“i made my family disappear!” remember that line from the movie, “home alone?” i’ve been thinking about it since the other night when i curled up on the sofa with a cup of hot cocoa in one hand and the clicker in the other channel surfing cable for a holiday movie. macaulay culkin came to my mind. wide eyed, eight and unabashedly darling jumping for joy on his bed when he discovers his entire annoying whacky family has taken off on their christmas vacation without him. he’s alone. he’s the man of the house and he’s free at last! his holiday wish has come true. it’s fabulous until it isn’t. meanwhile, his mother is on the airplane halfway to hysterical when she finally remembers the one thing she forgot to take from home was her youngest son, kevin. “ kevin!!” a funny fantasy, and a holiday classic. and this year, i suspect when i finally get to see it again it will be with different eyes. the movie is 20 years older than when it first came out and for that matter, so am i. so is my family. and like that movie, somehow we are all mercifully still here. for all my younger years i may have wished once or twice they’d just disappear, i now have tears of joy that wish hasn’t come true.
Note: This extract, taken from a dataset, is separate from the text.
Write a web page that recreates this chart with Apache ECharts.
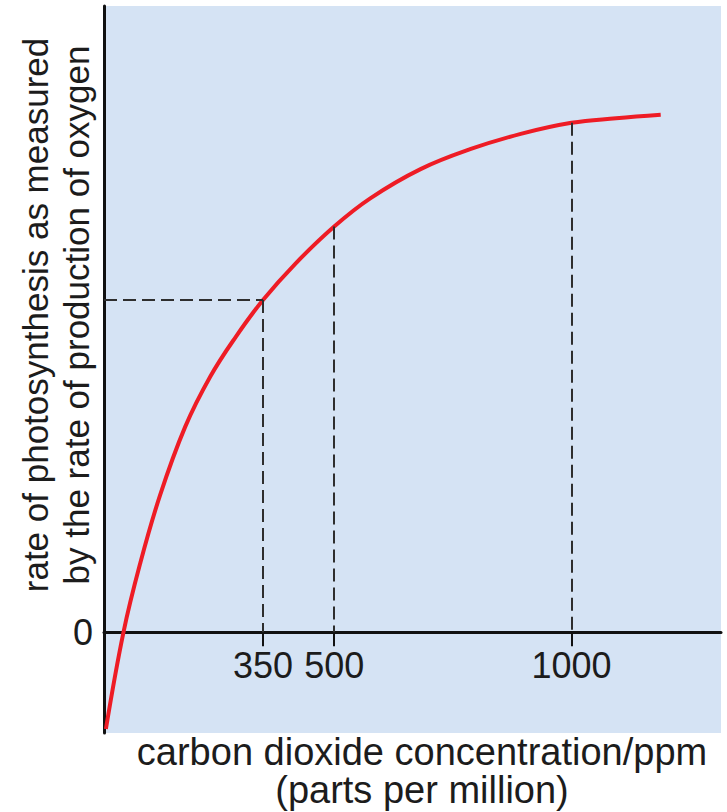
<!DOCTYPE html>
<html>
<head>
<meta charset="utf-8">
<script src="https://cdn.jsdelivr.net/npm/echarts@6/dist/echarts.min.js"></script>
<style>
  html, body { margin: 0; padding: 0; background: #ffffff; }
  #chart { width: 727px; height: 812px; }
</style>
</head>
<body>
<div id="chart"></div>
<script>
// CO2 concentration (ppm) along the response curve
const co2 = [19, 56, 91, 133, 186, 239, 292, 350, 418, 500, 576, 682, 788, 893, 1000, 1094, 1188];
// Relative rate of photosynthesis (oxygen production), arbitrary units
const rate = [-0.96, 0, 0.68, 1.36, 2.04, 2.54, 2.93, 3.30, 3.66, 4.03, 4.31, 4.60, 4.80, 4.95, 5.06, 5.105, 5.14];

// Highlighted concentrations and their rates
const refCo2 = [350, 500, 1000];
const refRate = [3.30, 4.03, 5.06];

// Axis labels
const xTicks = [350, 500, 1000];
const yTicks = [0];

const X_MIN = 15, X_MAX = 1315;
const Y_MIN = -1, Y_MAX = 6.22;

const GRID_TOP = 6, GRID_BOTTOM = 79, CHART_H = 812;

const textColor = '#1c1c1c';
const dashStyle = { type: [13, 6], color: '#2e2e2e', width: 2 };

// Dashed drop lines from the curve to the x axis, plus a guide to the y axis for the first point
const guideLines = refCo2.map((x, i) => [
  { coord: [x, refRate[i]] },
  { coord: [x, 0] }
]);
guideLines.push([
  { coord: [X_MIN, refRate[0]] },
  { coord: [refCo2[0], refRate[0]] }
]);

// The x axis sits on y = 0; shift it up from the grid bottom by the height of the negative band
const plotH = CHART_H - GRID_TOP - GRID_BOTTOM;
const zeroOffset = -plotH * (0 - Y_MIN) / (Y_MAX - Y_MIN);

const chart = echarts.init(document.getElementById('chart'), null, { renderer: 'svg' });

chart.setOption({
  animation: false,
  grid: {
    left: 104, right: 6, top: GRID_TOP, bottom: GRID_BOTTOM,
    show: true,
    backgroundColor: '#d5e3f4',
    borderWidth: 0
  },
  xAxis: {
    type: 'value',
    min: X_MIN,
    max: X_MAX,
    position: 'bottom',
    offset: zeroOffset,
    axisLine: { onZero: false, lineStyle: { color: '#111111', width: 3 } },
    axisTick: {
      customValues: xTicks,
      length: 14,
      lineStyle: { color: '#111111', width: 2 }
    },
    axisLabel: {
      customValues: xTicks,
      formatter: v => String(v),
      margin: 15,
      fontFamily: 'Liberation Sans',
      fontSize: 36,
      color: textColor
    },
    splitLine: { show: false }
  },
  yAxis: {
    type: 'value',
    min: Y_MIN,
    max: Y_MAX,
    axisLine: { show: true, onZero: false, lineStyle: { color: '#111111', width: 3 } },
    axisTick: { show: false },
    axisLabel: {
      customValues: yTicks,
      margin: 11,
      fontFamily: 'Liberation Sans',
      fontSize: 36,
      color: textColor
    },
    splitLine: { show: false }
  },
  series: [{
    type: 'line',
    data: co2.map((x, i) => [x, rate[i]]),
    smooth: 0.4,
    showSymbol: false,
    lineStyle: { color: '#ee1c25', width: 4 },
    markLine: {
      silent: true,
      symbol: ['none', 'none'],
      label: { show: false },
      lineStyle: dashStyle,
      data: guideLines
    },
    z: 3
  }],
  graphic: [
    {
      type: 'text',
      x: 56,
      y: 315,
      rotation: Math.PI / 2,
      style: {
        text: 'rate of photosynthesis as measured\nby the rate of production of oxygen',
        fontFamily: 'Liberation Sans',
        fontSize: 35,
        lineHeight: 41,
        fill: textColor,
        align: 'center',
        verticalAlign: 'middle'
      }
    },
    {
      type: 'text',
      x: 422,
      y: 771,
      style: {
        text: 'carbon dioxide concentration/ppm\n(parts per million)',
        fontFamily: 'Liberation Sans',
        fontSize: 38,
        lineHeight: 38,
        fill: textColor,
        align: 'center',
        verticalAlign: 'middle'
      }
    }
  ]
});
</script>
</body>
</html>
christmas changes. i still have memories of being eight at christmas growing up. my parents didn’t have much to give us but we didn’t feel deprived. we thought we had everything. we had each other and music. my parents were my heroes. we lived in view of two beautiful mountains. it seemed to me it was christmas every day. as you get older siblings move, get married, start businesses, have children then move again. parents start to turn into people in your eyes. you know they’re imperfect like you and all the other misfit lovely toys in the family. it feels more like christmas on regular days than it does on the actual day. then it’s all family, a lot of anticipation, some high anxiety and a wonderland of whacky. our stories get splinters and a few more thorns in them. we can all push each others’ buttons a little more, ask a ridiculously annoying question or two, pick out a “just wrong” present and laugh harder with each other than we will ever be able to laugh again with anybody else on the planet. even macaulay himself ultimately realized this at the end of the movie when he says,
“okay, this is extremely important. will you please tell santa that instead of presents this year, i just want my family back?”
that i am 49 years old and find myself with my siblings and my nieces and nephews and my own family and both imperfect and loving parents for christmas is a luxury. when they’re gone they’re gone. santa will not bring them back. we’re not a norman rockwell painting. we are a whacky family. and like yours, this season we will be making our own holiday movie – part comedy, part drama, a little mystery, a musical, a pinch of horror movie and a lot of documentary that our memories will have to look back on. let us thank god we get “picked up” again for yet another sequel. we are classics. this year, may we all know it’s a wonderful life.